The timing and magnitude together point clearly at one source, which is ,Prospect Lithium Zimbabwe, a subsidiary of China's Zhejiang Huayou Cobalt, commissioned Africa's first lithium sulphate processing plant at the Arcadia mine near Harare, with the first production line scheduled for January 2026 and subsequent lines for April 2026, at a facility designed to produce between 50,000 and 60,000 tonnes of lithium sulphate annually. Lithium sulphate is classified under the sulphates commodity category in international trade nomenclature, which means what the April trade data is recording under other sulphates at US$12.6 million is, in all likelihood, Zimbabwe's first commercial export of processed lithium salt.

Huayou's Zimbabwe unit described the inaugural shipment as the first lithium salt ever produced in Zimbabwe and across Africa, marking a major step forward in regional mineral beneficiation, a characterisation that the trade data now confirms with a dollar value.

The policy architecture that made this entry possible is worth understanding precisely because it explains why the category was zero for so long and why it has now moved. Zimbabwe suspended exports of all raw minerals and lithium concentrates with immediate effect in February 2026, after the government alleged malpractices and leakages in the sector, removing the commercial incentive to ship unprocessed rock and making the sulphate plant at Arcadia the only viable export pathway for Huayou's Zimbabwe operation. The ban did not create the plant.

Huayou had already invested US$400 million to build it and completed construction in October 2025, but the ban accelerated the commercial logic of commissioning it fully and shipping the first product, since the alternative export route had been closed by regulatory decree.

What the US$12.6 million April entry represents in isolation is modest. Annualised it implies approximately US$151 million in sulphate export revenue, which against Arcadia's nameplate capacity of 50,000 to 60,000 tonnes per year at current lithium sulphate prices suggests the plant is operating well below full production in its commissioning phase, as any new processing facility would be in its opening months.

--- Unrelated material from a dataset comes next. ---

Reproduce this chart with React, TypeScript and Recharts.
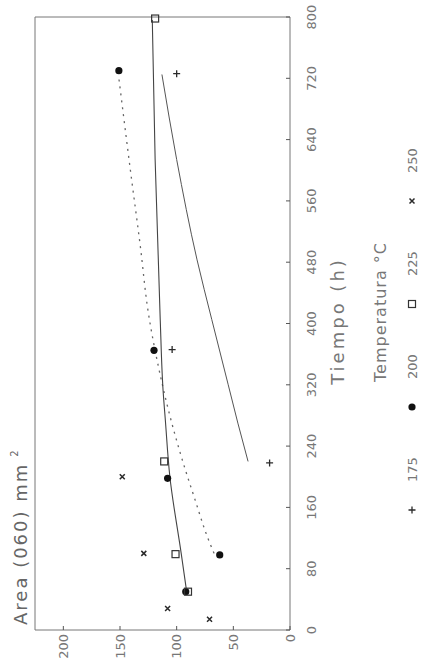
import React from 'react';
import { ComposedChart, Line, Scatter, XAxis, YAxis, ReferenceArea } from 'recharts';

// categories and ticks
const temps = ['175', '200', '225', '250'];
const timeTicks = [0, 80, 160, 240, 320, 400, 480, 560, 640, 720, 800];
const areaTicks = [0, 50, 100, 150, 200];

// measured points, t = tiempo (h), a = area
const pts175 = [
  { t: 218, a: 18 },
  { t: 366, a: 104 },
  { t: 726, a: 100 },
];
const pts200 = [
  { t: 50, a: 92 },
  { t: 98, a: 62 },
  { t: 198, a: 108 },
  { t: 365, a: 120 },
  { t: 730, a: 151 },
];
const pts225 = [
  { t: 50, a: 90 },
  { t: 99, a: 101 },
  { t: 220, a: 111 },
  { t: 798, a: 119 },
];
const pts250 = [
  { t: 14, a: 71 },
  { t: 28, a: 108 },
  { t: 100, a: 129 },
  { t: 200, a: 148 },
];

// fitted curves
const fit175 = [
  { t: 220, a: 37 },
  { t: 270, a: 46 },
  { t: 320, a: 54.5 },
  { t: 405, a: 69 },
  { t: 483, a: 82 },
  { t: 614, a: 100 },
  { t: 725, a: 113 },
];
const fit200 = [
  { t: 100, a: 67 },
  { t: 122, a: 73 },
  { t: 171, a: 84 },
  { t: 217, a: 94 },
  { t: 274, a: 105 },
  { t: 343, a: 116 },
  { t: 414, a: 125 },
  { t: 500, a: 132 },
  { t: 602, a: 141 },
  { t: 720, a: 151 },
];
const fit225 = [
  { t: 48, a: 91 },
  { t: 100, a: 96 },
  { t: 200, a: 106 },
  { t: 274, a: 110 },
  { t: 313, a: 112 },
  { t: 405, a: 114.5 },
  { t: 614, a: 119 },
  { t: 796, a: 121.5 },
];

const W = 669;
const H = 423;
const FONT = '"DejaVu Sans", sans-serif';
const TXT = '#777';
const INK = '#2a2a2a';

const plusPath = (x: number, y: number, s: number) => `M${x - s},${y}h${2 * s}M${x},${y - s}v${2 * s}`;
const crossPath = (x: number, y: number, s: number) =>
  `M${x - s},${y - s}l${2 * s},${2 * s}M${x + s},${y - s}l${-2 * s},${2 * s}`;

function Marker({ kind, cx, cy }: { kind: string; cx: number; cy: number }) {
  if (kind === '175') return <path d={plusPath(cx, cy, 3.5)} stroke={INK} strokeWidth={1.3} />;
  if (kind === '200') return <circle cx={cx} cy={cy} r={3.6} fill="#111" />;
  if (kind === '225')
    return <rect x={cx - 3.5} y={cy - 3.5} width={7} height={7} fill="none" stroke="#333" strokeWidth={1.2} />;
  return <path d={crossPath(cx, cy, 2.5)} stroke={INK} strokeWidth={1.5} />;
}

const shapeFor = (kind: string) => (p: any) => <Marker kind={kind} cx={p.cx} cy={p.cy} />;

function TimeTick(p: any) {
  return (
    <g>
      <line x1={p.x} y1={p.y} x2={p.x} y2={p.y - 4} stroke="#555" />
      <text x={p.x} y={p.y + 26} textAnchor="middle" fontSize={13} fontFamily={FONT} fill={TXT}>
        {p.payload.value}
      </text>
    </g>
  );
}

function AreaTick(p: any) {
  return (
    <g>
      <line x1={p.x} y1={p.y} x2={p.x + 4} y2={p.y} stroke="#555" />
      <text x={p.x - 4} y={p.y} dy="0.36em" textAnchor="end" fontSize={13} fontFamily={FONT} fill={TXT}>
        {p.payload.value}
      </text>
    </g>
  );
}

export default function App() {
  return (
    <div style={{ position: 'absolute', left: 0, top: 0, width: H, height: W, overflow: 'hidden', background: '#fff' }}>
      <div
        style={{
          position: 'absolute',
          left: 0,
          top: 0,
          width: W,
          height: H,
          transformOrigin: '0 0',
          transform: `translate(0px, ${W}px) rotate(-90deg)`,
        }}
      >
        <ComposedChart width={W} height={H} margin={{ top: 35, right: 17, bottom: 103, left: 0 }}>
          <XAxis
            type="number"
            dataKey="t"
            domain={[0, 800]}
            ticks={timeTicks}
            interval={0}
            axisLine={false}
            tickLine={false}
            tickSize={0}
            tickMargin={0}
            height={30}
            tick={TimeTick}
          />
          <YAxis
            type="number"
            dataKey="a"
            domain={[0, 225]}
            ticks={areaTicks}
            interval={0}
            axisLine={false}
            tickLine={false}
            tickSize={0}
            tickMargin={0}
            width={39}
            tick={AreaTick}
          />
          <ReferenceArea x1={0} x2={800} y1={0} y2={225} fill="none" stroke="#777" strokeWidth={1} />
          <Line data={fit175} dataKey="a" type="monotone" stroke="#555" strokeWidth={1} dot={false} isAnimationActive={false} />
          <Line
            data={fit200}
            dataKey="a"
            type="monotone"
            stroke="#666"
            strokeWidth={1.3}
            strokeDasharray="2 5"
            dot={false}
            isAnimationActive={false}
          />
          <Line data={fit225} dataKey="a" type="monotone" stroke="#444" strokeWidth={1.1} dot={false} isAnimationActive={false} />
          <Scatter data={pts175} shape={shapeFor('175')} isAnimationActive={false} />
          <Scatter data={pts200} shape={shapeFor('200')} isAnimationActive={false} />
          <Scatter data={pts225} shape={shapeFor('225')} isAnimationActive={false} />
          <Scatter data={pts250} shape={shapeFor('250')} isAnimationActive={false} />
        </ComposedChart>
        <svg width={W} height={H} style={{ position: 'absolute', left: 0, top: 0, pointerEvents: 'none' }}>
          <text x={44} y={27} fontSize={18} letterSpacing={2} fontFamily={FONT} fill="#666">
            Area (060) mm
            <tspan dx={6} dy={-9} fontSize={10}>
              2
            </tspan>
          </text>
          <text x={348} y={344} textAnchor="middle" fontSize={18} letterSpacing={3} fontFamily={FONT} fill={TXT}>
            Tiempo (h)
          </text>
          <text x={357} y={386} textAnchor="middle" fontSize={16} letterSpacing={1} fontFamily={FONT} fill={TXT}>
            Temperatura °C
          </text>
          {temps.map((k, i) => {
            const mx = 159 + i * 103;
            return (
              <g key={k}>
                <Marker kind={k} cx={mx} cy={412} />
                <text x={mx + 28} y={417} fontSize={13} fontFamily={FONT} fill={TXT}>
                  {k}
                </text>
              </g>
            );
          })}
        </svg>
      </div>
    </div>
  );
}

Sinomine, which operates Bikita Minerals, has committed US$500 million to construct a separate lithium sulphate processing facility with commissioning expected later in 2026, which means a second source of sulphate export volume will enter the trade statistics before the year closes. When both plants are operating at or near nameplate capacity, the combined annual sulphate export contribution could reach several hundred million dollars, denominated in a product with a structural demand floor provided by the global electric vehicle battery supply chain rather than the commodity price cycles that govern gold and tobacco.

The broader significance of the April sulphates entry is what it confirms about the direction of Zimbabwe's mineral export architecture. For decades the country exported raw and semi-processed materials and allowed the margin of conversion to be captured in Chinese, South Korean, and European processing facilities. The lithium sulphate shipment from Arcadia is the first time that conversion margin has been retained at the point of production in Zimbabwe rather than at the point of consumption abroad.

That is not a rhetorical achievement. It is visible in a single line in the April trade statistics, at US$12.6 million, in a category that recorded US$498 three years ago and nothing since. The trajectory from there is the most consequential export story Zimbabwe has produced in years, and it announced itself without fanfare in a table of merchandise trade data that most readers passed over entirely.